The other book i haven't opened yet - ugghh, i did move it from the library to the living room; and now it sits on the shelf here and *looks* at me so accusingly.... :(
 

firecatpickles

Granted, The Divine Triangle is a book I have flipped through only a few times, but each time I looked got the impression that it was biting off way more than it could chew in addition to it being overly obtuse. It goes on and on about the geometry of the Divine Trianlge itself and then applies it to various forms of divination, including tarot. Each card is assigned a number, 1 to 78, and numerology / keywords / meanings derived from this basic numerological concept.

It just seemed unnecessary to me to go through such great links to redefine a simple system, like reinventing the wheel.
 

moderndayruth

Granted, The Divine Triangle is a book I have flipped through only a few times, but each time I looked got the impression that it was biting off way more than it could chew in addition to it being overly obtuse. It goes on and on about the geometry of the Divine Trianlge itself and then applies it to various forms of divination, including tarot. Each card is assigned a number, 1 to 78, and numerology / keywords / meanings derived from this basic numerological concept.

It just seemed unnecessary to me to go through such great links to redefine a simple system, like reinventing the wheel.

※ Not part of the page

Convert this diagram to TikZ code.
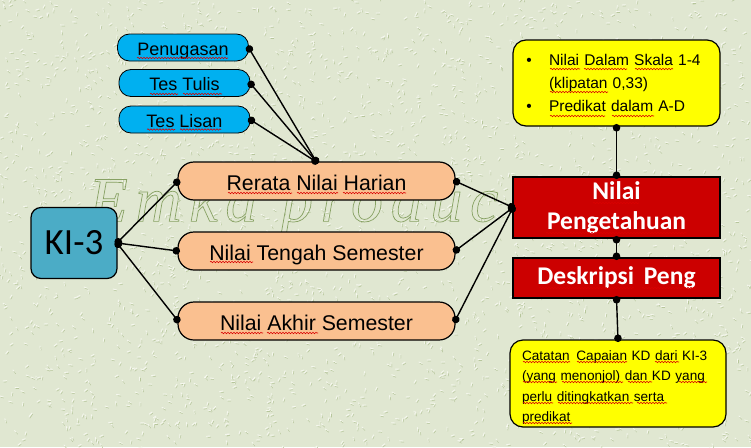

Is it this one: http://www.amazon.com/Numerology-Divine-Triangle-Faith-Javane/dp/0914918109

Lol, no way! :D
 

tarotbear

There is my favorite book ...

Without trying to sound like a complete plug (my book is OOP :( ) if you could find or borrow a copy of 'It's All in the Cards' by John M*******e, ISBN 1-4027-9-1986-2 and read the chapters on 'Life Cards' and 'Year Cards' which fuse Tarot and Numerology (but I only use the Major Arcana.)
 

Teheuti

My latest book, Who Are You in the Tarot?, is just out and is an extensive rewrite and expansion of Tarot Constellations. It's all about Birth, Name and Year Cards and shows how they relate to the Minor Arcana cards of the same number.

Mary K. Greer
 

Barleywine

If you can find a copy of it (I think it may be OOP), the Pythagorean Tarot set has a 400+ page book that goes into Pythagorean number theory as applied to the Tarot. It also has a lot of interesting background material on Greek mythology as illustrated in the cards. I haven't read it yet, but browsing through it, it looks thorough and deep. The bibliography is HUGE, and I recognize only a fraction of the titles. A lot of it is scholarly stuff, but there is a good deal on alchemy that I'm going to examine more closely.
 

Barleywine

Granted, The Divine Triangle is a book I have flipped through only a few times, but each time I looked got the impression that it was biting off way more than it could chew in addition to it being overly obtuse. It goes on and on about the geometry of the Divine Trianlge itself and then applies it to various forms of divination, including tarot. Each card is assigned a number, 1 to 78, and numerology / keywords / meanings derived from this basic numerological concept.

It just seemed unnecessary to me to go through such great links to redefine a simple system, like reinventing the wheel.

Trying to pin every tarot card to a unique numerological basis must be an interesting challenge for any author. It would seem to be a much more difficult task than blending tarot with the Tree of Life, which shares an almost organic correspondence, or the I Ching, which comes closer with its 64 hexagrams. Given the numerological practice of reduction, you really start out with only the nine Pythagorean archetypes, and, short of shoehorning everything into that model (which would result in a lot of repetition and more than a few non-intuitive match-ups unless considerable theoretical "revisionism" is applied), some creative way has to be found to expand the alphabet. I don't really like the "78 unique number" approach with someone's personal take on what each one might mean (which to me would always seem provisional and hypothetical until it attains an historical stature akin to the I Ching, and I don't see that happening in our "throw-away" culture). Perhaps the constituent numbers of each trump card past The Hermit and of the suits (I, II, II, IV) and minor cards (1-9 plus "1-and-0") or of the suits (I, II, II, IV) and the court cards (1 through 4) could form the philosophical basis for reading the number symbolism as " complexes" or "constellations" rather than synthesized units, although there would still be some duplication unless additional variables could be brought in (maybe astrological and geomantic?). But I'm sure that's already been tried by someone or other. Perhaps by Paul Foster Case somewhere in the depths of the BOTA material.

I agree that it seems to be an interesting but overly iterative exercise that doesn't serve to expand the card meanings in any very useful way. Then again I'm only a fledgling numerologist, and others with broader exposure may have found better source material on this subject. I'd be interested in knowing whether it exists.
 

Melia

I'm looking for a good tarot book that incorporates numerology/numbers.

I'd like to look more into that.

Can you recommend any good ones?

Thanks!

For a very good book that discusses purely numbers, I would recommend this one:

'The Secret Science of Numerology
The Hidden Meaning of Numbers and Letters' by Shirley Blackwell Lawrence

Another book is 'Cheiro's Book of Numbers' which you can pick up from Amazon second hand very cheaply. I got mine 2nd hand for $5.

In my opinion these 2 books will give you everything you need to know about numerology, to help you incorporate it with tarot.